Motion-Triggered Hallway

  • Motion detected → lights on at 50% (daytime) or 10% (nighttime)
  • No motion for 3 minutes → lights off

Common Mistakes to Avoid

1. Replacing Every Bulb

You don't need every light in a room to be smart. Your overhead and one lamp smart is enough for full control.

2. Ignoring Physical Switches

Smart lights turned off at the wall switch can't receive wireless commands. Use smart switch covers or smart light switches.

3. Overcomplicating Automations

Start simple. "Lights on at sunset, off at bedtime" covers 90% of what you need. Add motion sensing and scenes later.

4. Neglecting Color Temperature

Pure white (5000K+) smart bulbs are harsh in the evening.

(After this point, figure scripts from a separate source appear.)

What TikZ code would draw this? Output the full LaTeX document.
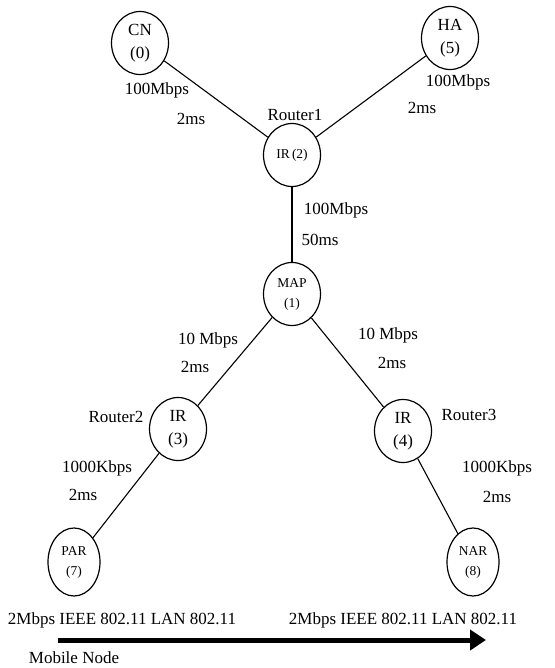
\documentclass[tikz,border=0pt]{standalone}
\usepackage{fontspec}
\setmainfont{Liberation Serif}
\usetikzlibrary{shapes.geometric,arrows.meta,positioning}

\begin{document}
\begin{tikzpicture}[x=1pt,y=-1pt,
    every node/.style={font=\fontsize{17}{23}\selectfont,inner sep=0pt},
    host/.style={ellipse,draw,line width=1.2pt,minimum width=57pt,minimum height=63pt,align=center},
    smallhost/.style={host,font=\fontsize{13.5}{20}\selectfont},
    accessrouter/.style={smallhost,minimum width=52pt,minimum height=68pt},
    link/.style={line width=1.1pt},
    move/.style={-{Triangle[length=16pt,width=20pt]},line width=5pt}
]
\useasboundingbox (0,0) rectangle (554,668);

% Core network
\node[host] (cn) at (140,43) {CN\\(0)};
\node[host] (ha) at (450,38) {HA\\(5)};
\node[smallhost] (ir2) at (292,155) {IR\,(2)};
\node[smallhost] (map) at (292,294) {MAP\\(1)};

% Intermediate routers
\node[host] (ir3) at (178,429) {IR\\(3)};
\node[host] (ir4) at (403,431) {IR\\(4)};

% Access routers
\node[accessrouter] (par) at (74,562) {PAR\\(7)};
\node[accessrouter] (nar) at (473,562) {NAR\\(8)};

% Links
\draw[link] (cn) -- (ir2);
\draw[link] (ha) -- (ir2);
\draw[link] (ir2) -- (map);
\draw[link] (map) -- (ir3);
\draw[link] (map) -- (ir4);
\draw[link] (ir3) -- (par);
\draw[link] (ir4) -- (nar);

% Link labels
\node (cnbw) at (157,90) {100Mbps};
\node (cndelay) at (191,119) {2ms};
\node (habw) at (458,82) {100Mbps};
\node (hadelay) at (422,108) {2ms};
\node (mapbw) at (336,210) {100Mbps};
\node (mapdelay) at (320,240) {50ms};
\node (ir3bw) at (208,340) {10 Mbps};
\node (ir3delay) at (195,367) {2ms};
\node (ir4bw) at (388,335) {10 Mbps};
\node (ir4delay) at (392,363) {2ms};
\node (parbw) at (97,468) {1000Kbps};
\node (pardelay) at (83,495) {2ms};
\node (narbw) at (497,468) {1000Kbps};
\node (nardelay) at (497,497) {2ms};

% Router names
\node (rname1) at (295,115) {Router1};
\node (rname2) at (116,417) {Router2};
\node (rname3) at (469,415) {Router3};

% Wireless LANs and mobile node
\node (wlan1) at (122,620) {2Mbps IEEE 802.11 LAN 802.11};
\node (wlan2) at (403,620) {2Mbps IEEE 802.11 LAN 802.11};
\coordinate (mnstart) at (58,640);
\coordinate (mnend) at (486,640);
\draw[move] (mnstart) -- (mnend);
\node (mn) at (74,658) {Mobile Node};

\end{tikzpicture}
\end{document}
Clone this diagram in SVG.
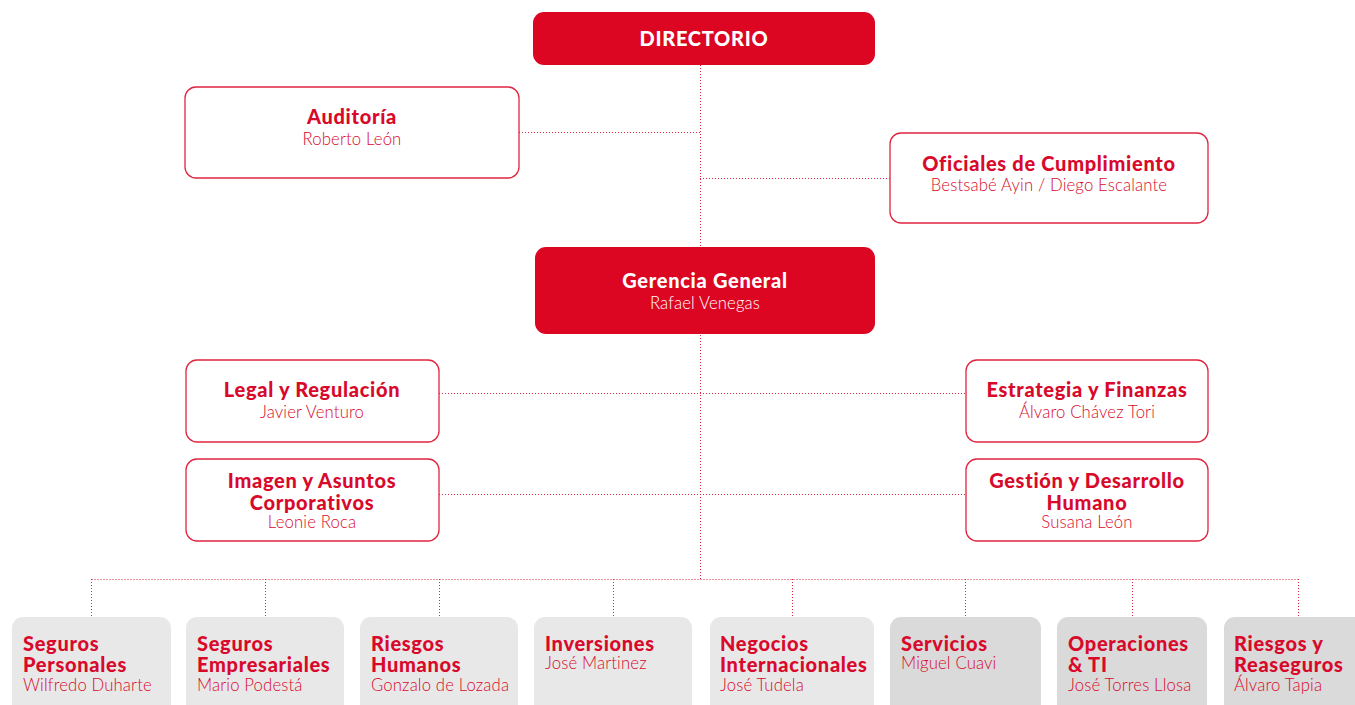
<svg xmlns="http://www.w3.org/2000/svg" width="1355" height="705" viewBox="0 0 1355 705">
<style>
.bg{fill:#ffffff}
.solid{fill:#dc0623}
.out{fill:#ffffff;stroke:#e0253f;stroke-width:1.3}
.g1{fill:#e8e8e8}
.g2{fill:#dadada}
.t{font-family:Lato,"Liberation Sans",sans-serif;font-weight:900;font-size:20px;letter-spacing:0.7px}
.n{font-family:Lato,"Liberation Sans",sans-serif;font-weight:300;font-size:16.7px;letter-spacing:0.15px}
.w{fill:#ffffff;text-anchor:middle}
.r{fill:#d8092b;text-anchor:middle}
.l{fill:#d8092b}
.dot{stroke:#e0253f;stroke-width:1;stroke-dasharray:1 2;fill:none}
</style>
<rect class="bg" width="1355" height="705"/>
<g id="connectors">
<path class="dot" d="M700.5 65 V579"/>
<path class="dot" d="M519 132.5 H700"/>
<path class="dot" d="M700 178.5 H890"/>
<path class="dot" d="M439 393.5 H966"/>
<path class="dot" d="M439 494.5 H966"/>
<path class="dot" d="M91.5 579.5 H1298.5"/>
<path class="dot" d="M91.5 579 V617 M265.5 579 V617 M439.5 579 V617 M613.5 579 V617 M792.5 579 V617 M965.5 579 V617 M1132.5 579 V617 M1298.5 579 V617"/>
</g>
<g id="directorio">
<rect class="solid" x="533" y="12" width="342" height="53" rx="11"/>
<text class="t w" x="704" y="46">DIRECTORIO</text>
</g>
<g id="auditoria">
<rect class="out" x="185" y="87" width="334" height="91" rx="11"/>
<text class="t r" x="352" y="124">Auditoría</text>
<text class="n r" x="352" y="145">Roberto León</text>
</g>
<g id="oficiales">
<rect class="out" x="890" y="133" width="318" height="90" rx="11"/>
<text class="t r" x="1049" y="171">Oficiales de Cumplimiento</text>
<text class="n r" x="1049" y="191">Bestsabé Ayin / Diego Escalante</text>
</g>
<g id="gerencia">
<rect class="solid" x="535" y="247" width="340" height="87" rx="11"/>
<text class="t w" x="705" y="288">Gerencia General</text>
<text class="n w" x="705" y="309">Rafael Venegas</text>
</g>
<g id="legal">
<rect class="out" x="186" y="360" width="253" height="82" rx="11"/>
<text class="t r" x="312" y="397">Legal y Regulación</text>
<text class="n r" x="312" y="418">Javier Venturo</text>
</g>
<g id="imagen">
<rect class="out" x="186" y="459" width="253" height="82" rx="11"/>
<text class="t r" x="312" y="488">Imagen y Asuntos</text>
<text class="t r" x="312" y="510">Corporativos</text>
<text class="n r" x="312" y="528">Leonie Roca</text>
</g>
<g id="estrategia">
<rect class="out" x="966" y="360" width="242" height="82" rx="11"/>
<text class="t r" x="1087" y="397">Estrategia y Finanzas</text>
<text class="n r" x="1087" y="418">Álvaro Chávez Tori</text>
</g>
<g id="gestion">
<rect class="out" x="966" y="459" width="242" height="82" rx="11"/>
<text class="t r" x="1087" y="488">Gestión y Desarrollo</text>
<text class="t r" x="1087" y="510">Humano</text>
<text class="n r" x="1087" y="528">Susana León</text>
</g>
<g id="seguros-personales">
<rect class="g1" x="12" y="617" width="159" height="110" rx="11"/>
<text class="t l" x="23" y="651">Seguros</text>
<text class="t l" x="23" y="672">Personales</text>
<text class="n l" x="23" y="691">Wilfredo Duharte</text>
</g>
<g id="seguros-empresariales">
<rect class="g1" x="186" y="617" width="158" height="110" rx="11"/>
<text class="t l" x="197" y="651">Seguros</text>
<text class="t l" x="197" y="672">Empresariales</text>
<text class="n l" x="197" y="691">Mario Podestá</text>
</g>
<g id="riesgos-humanos">
<rect class="g1" x="360" y="617" width="158" height="110" rx="11"/>
<text class="t l" x="371" y="651">Riesgos</text>
<text class="t l" x="371" y="672">Humanos</text>
<text class="n l" x="371" y="691">Gonzalo de Lozada</text>
</g>
<g id="inversiones">
<rect class="g1" x="534" y="617" width="158" height="110" rx="11"/>
<text class="t l" x="545" y="651">Inversiones</text>
<text class="n l" x="545" y="669">José Martinez</text>
</g>
<g id="negocios-internacionales">
<rect class="g1" x="710" y="617" width="164" height="110" rx="11"/>
<text class="t l" x="720" y="651">Negocios</text>
<text class="t l" x="720" y="672">Internacionales</text>
<text class="n l" x="720" y="691">José Tudela</text>
</g>
<g id="servicios">
<rect class="g2" x="890" y="617" width="151" height="110" rx="11"/>
<text class="t l" x="901" y="651">Servicios</text>
<text class="n l" x="901" y="669">Miguel Cuavi</text>
</g>
<g id="operaciones">
<rect class="g2" x="1057" y="617" width="150" height="110" rx="11"/>
<text class="t l" x="1068" y="651">Operaciones</text>
<text class="t l" x="1068" y="672">&amp; TI</text>
<text class="n l" x="1068" y="691">José Torres Llosa</text>
</g>
<g id="riesgos-reaseguros">
<rect class="g2" x="1224" y="617" width="150" height="110" rx="11"/>
<text class="t l" x="1234" y="651">Riesgos y</text>
<text class="t l" x="1234" y="672">Reaseguros</text>
<text class="n l" x="1234" y="691">Álvaro Tapia</text>
</g>
</svg>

Use warm white (2700-3000K) for relaxing spaces.

The Bottom Line

$100 gets you a fully smart-lit room with color-changing bulbs, accent LEDs, voice control, motion automation, and remote access. That's not a compromise — that's a genuinely impressive setup. Five years ago, the same functionality would have cost $300+.

Start with one room. Learn what you like. Then spread to the rest of the house. Your wallet and your eyes will thank you.